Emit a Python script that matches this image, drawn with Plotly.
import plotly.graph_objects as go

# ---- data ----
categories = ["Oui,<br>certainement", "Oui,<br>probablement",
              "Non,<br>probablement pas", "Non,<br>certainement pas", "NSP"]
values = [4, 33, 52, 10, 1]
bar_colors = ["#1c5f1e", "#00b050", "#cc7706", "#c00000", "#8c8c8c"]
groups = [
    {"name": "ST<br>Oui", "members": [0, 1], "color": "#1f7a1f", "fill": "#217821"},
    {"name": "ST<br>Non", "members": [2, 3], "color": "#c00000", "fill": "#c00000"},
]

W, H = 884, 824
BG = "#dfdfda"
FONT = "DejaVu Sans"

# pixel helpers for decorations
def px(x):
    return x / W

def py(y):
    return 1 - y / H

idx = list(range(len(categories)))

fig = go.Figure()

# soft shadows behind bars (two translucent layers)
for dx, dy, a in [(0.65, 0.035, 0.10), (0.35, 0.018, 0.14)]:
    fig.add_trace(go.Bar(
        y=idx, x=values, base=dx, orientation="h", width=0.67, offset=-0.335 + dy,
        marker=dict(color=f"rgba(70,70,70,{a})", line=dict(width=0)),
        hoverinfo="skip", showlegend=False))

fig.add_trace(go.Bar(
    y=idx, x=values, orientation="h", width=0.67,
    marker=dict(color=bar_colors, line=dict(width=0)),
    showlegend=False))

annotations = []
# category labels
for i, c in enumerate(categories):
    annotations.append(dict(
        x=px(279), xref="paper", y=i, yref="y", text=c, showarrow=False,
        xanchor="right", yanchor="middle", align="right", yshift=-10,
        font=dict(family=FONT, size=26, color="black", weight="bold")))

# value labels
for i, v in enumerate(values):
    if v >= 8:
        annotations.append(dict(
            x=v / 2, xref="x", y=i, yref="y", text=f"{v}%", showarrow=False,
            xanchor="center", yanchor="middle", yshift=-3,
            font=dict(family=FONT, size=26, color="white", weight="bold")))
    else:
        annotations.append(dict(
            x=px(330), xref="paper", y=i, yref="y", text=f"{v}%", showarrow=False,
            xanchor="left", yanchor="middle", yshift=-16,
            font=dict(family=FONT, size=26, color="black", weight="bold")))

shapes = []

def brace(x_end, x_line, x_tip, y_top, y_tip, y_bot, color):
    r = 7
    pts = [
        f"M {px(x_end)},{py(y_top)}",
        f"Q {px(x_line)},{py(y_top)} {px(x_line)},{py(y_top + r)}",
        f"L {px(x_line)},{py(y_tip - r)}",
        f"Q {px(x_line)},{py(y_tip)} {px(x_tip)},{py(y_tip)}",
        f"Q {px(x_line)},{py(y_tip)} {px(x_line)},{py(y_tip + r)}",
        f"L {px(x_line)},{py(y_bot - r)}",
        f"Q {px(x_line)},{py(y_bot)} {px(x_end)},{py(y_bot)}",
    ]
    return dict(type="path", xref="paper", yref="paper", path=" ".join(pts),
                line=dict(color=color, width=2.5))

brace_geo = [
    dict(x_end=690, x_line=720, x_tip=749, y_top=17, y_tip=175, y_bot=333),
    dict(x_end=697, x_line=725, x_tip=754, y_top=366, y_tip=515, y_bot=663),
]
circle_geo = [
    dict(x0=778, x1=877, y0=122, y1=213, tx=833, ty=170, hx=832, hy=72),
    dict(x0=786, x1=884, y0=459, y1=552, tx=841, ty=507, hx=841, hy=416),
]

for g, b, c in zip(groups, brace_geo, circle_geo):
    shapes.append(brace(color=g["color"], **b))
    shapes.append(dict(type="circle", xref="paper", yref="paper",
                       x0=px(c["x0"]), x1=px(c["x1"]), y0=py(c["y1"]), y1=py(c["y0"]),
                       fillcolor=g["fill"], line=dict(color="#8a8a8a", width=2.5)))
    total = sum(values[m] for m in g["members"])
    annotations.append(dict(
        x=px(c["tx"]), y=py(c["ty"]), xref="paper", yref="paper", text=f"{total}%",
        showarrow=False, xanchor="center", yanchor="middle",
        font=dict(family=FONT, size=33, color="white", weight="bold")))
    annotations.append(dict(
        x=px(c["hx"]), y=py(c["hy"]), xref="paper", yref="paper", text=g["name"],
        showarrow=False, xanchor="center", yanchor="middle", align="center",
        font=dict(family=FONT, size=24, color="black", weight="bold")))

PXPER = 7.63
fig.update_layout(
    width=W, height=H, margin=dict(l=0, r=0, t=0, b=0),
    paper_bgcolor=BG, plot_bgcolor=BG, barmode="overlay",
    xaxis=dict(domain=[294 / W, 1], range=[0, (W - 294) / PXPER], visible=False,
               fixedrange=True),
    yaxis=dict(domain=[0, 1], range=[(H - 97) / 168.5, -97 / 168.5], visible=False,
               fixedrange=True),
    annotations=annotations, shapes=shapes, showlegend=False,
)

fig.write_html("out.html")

§ §

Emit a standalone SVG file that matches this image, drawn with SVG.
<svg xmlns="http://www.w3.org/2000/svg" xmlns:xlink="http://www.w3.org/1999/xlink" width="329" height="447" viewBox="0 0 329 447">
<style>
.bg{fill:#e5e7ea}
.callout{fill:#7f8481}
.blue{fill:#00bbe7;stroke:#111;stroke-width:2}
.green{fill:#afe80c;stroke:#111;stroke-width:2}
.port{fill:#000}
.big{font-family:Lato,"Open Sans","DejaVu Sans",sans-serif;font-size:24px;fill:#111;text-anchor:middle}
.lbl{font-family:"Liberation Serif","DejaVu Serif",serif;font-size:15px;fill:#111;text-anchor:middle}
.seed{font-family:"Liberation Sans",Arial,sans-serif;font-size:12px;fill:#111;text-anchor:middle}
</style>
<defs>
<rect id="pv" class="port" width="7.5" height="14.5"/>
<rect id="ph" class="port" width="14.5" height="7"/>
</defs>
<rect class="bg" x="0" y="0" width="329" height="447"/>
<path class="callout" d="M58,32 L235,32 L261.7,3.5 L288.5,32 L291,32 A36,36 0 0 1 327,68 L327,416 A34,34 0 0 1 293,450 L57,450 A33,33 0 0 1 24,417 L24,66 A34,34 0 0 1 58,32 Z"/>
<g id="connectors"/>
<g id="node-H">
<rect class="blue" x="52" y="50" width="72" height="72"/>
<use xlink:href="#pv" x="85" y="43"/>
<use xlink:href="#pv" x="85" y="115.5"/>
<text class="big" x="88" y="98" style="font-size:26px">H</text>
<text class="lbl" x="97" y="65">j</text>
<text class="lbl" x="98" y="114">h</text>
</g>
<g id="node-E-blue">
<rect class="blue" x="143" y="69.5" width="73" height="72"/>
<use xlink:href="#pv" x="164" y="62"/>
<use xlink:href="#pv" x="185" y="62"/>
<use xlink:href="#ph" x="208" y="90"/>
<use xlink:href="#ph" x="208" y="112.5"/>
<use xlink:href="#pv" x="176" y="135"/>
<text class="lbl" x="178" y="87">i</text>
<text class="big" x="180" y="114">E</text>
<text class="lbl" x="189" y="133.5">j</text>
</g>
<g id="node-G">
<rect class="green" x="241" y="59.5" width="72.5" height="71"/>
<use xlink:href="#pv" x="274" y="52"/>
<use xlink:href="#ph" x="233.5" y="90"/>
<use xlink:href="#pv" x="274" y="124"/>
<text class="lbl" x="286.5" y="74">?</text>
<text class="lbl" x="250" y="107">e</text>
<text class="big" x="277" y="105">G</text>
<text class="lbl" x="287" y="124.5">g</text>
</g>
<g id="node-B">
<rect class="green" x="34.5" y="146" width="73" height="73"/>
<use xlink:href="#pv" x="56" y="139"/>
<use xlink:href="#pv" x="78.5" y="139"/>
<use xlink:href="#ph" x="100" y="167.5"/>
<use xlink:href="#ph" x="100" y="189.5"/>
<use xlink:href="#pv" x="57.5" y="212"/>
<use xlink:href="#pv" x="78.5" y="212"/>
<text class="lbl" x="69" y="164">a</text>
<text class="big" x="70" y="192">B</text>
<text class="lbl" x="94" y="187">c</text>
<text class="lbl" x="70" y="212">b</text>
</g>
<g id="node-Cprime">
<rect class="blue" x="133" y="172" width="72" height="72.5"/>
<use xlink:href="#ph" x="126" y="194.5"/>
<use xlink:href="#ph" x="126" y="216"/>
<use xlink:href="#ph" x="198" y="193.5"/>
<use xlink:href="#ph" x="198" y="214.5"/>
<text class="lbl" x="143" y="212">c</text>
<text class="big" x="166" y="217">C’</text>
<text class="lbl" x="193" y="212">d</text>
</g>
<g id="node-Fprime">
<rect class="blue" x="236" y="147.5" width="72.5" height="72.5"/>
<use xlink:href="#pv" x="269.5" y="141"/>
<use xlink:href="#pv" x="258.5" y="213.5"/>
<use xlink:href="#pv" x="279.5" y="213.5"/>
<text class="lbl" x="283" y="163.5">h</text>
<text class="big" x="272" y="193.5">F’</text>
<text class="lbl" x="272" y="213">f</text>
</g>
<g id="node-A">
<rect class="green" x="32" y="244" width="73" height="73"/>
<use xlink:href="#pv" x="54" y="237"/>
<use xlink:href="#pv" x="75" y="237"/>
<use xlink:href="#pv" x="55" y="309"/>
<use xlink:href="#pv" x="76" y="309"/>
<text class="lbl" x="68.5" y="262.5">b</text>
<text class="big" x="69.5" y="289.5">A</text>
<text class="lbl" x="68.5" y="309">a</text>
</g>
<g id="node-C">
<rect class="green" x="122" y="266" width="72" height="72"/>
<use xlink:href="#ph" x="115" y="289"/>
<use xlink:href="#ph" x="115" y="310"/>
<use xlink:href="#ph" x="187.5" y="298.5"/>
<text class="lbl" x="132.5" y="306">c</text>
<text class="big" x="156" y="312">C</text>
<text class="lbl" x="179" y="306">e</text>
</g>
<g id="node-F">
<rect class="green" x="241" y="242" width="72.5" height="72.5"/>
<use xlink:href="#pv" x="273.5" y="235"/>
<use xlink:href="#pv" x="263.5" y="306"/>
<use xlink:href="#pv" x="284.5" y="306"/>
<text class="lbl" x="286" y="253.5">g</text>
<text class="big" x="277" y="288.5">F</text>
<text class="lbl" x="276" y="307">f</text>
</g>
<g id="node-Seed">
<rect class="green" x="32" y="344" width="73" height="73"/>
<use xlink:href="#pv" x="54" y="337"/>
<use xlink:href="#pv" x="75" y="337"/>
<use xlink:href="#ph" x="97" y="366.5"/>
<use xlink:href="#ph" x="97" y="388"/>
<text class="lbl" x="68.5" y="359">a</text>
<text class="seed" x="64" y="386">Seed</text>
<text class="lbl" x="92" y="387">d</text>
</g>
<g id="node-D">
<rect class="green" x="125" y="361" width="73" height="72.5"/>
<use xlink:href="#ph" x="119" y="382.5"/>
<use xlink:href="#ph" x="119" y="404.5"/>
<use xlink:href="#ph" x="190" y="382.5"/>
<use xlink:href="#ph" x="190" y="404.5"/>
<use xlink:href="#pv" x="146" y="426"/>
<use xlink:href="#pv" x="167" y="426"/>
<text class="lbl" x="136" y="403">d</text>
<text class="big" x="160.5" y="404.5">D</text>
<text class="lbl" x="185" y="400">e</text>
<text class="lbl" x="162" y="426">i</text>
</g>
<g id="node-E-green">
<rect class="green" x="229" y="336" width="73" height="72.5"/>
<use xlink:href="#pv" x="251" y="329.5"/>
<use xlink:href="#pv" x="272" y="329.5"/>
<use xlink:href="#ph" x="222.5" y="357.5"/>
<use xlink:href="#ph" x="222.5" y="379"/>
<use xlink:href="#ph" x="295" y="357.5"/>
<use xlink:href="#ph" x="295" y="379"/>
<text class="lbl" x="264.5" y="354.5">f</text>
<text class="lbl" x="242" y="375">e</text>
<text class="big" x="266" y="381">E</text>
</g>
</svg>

§ §

• BRIEF
Reproduce the lines exactly, from the line that contains "Emit a Python" through the line that contains "fig = go.Figure()", and nothing more.

• RESULT
Emit a Python script that matches this image, drawn with Plotly.
import plotly.graph_objects as go

# ---- data ----
categories = ["Oui,<br>certainement", "Oui,<br>probablement",
              "Non,<br>probablement pas", "Non,<br>certainement pas", "NSP"]
values = [4, 33, 52, 10, 1]
bar_colors = ["#1c5f1e", "#00b050", "#cc7706", "#c00000", "#8c8c8c"]
groups = [
    {"name": "ST<br>Oui", "members": [0, 1], "color": "#1f7a1f", "fill": "#217821"},
    {"name": "ST<br>Non", "members": [2, 3], "color": "#c00000", "fill": "#c00000"},
]

W, H = 884, 824
BG = "#dfdfda"
FONT = "DejaVu Sans"

# pixel helpers for decorations
def px(x):
    return x / W

def py(y):
    return 1 - y / H

idx = list(range(len(categories)))

fig = go.Figure()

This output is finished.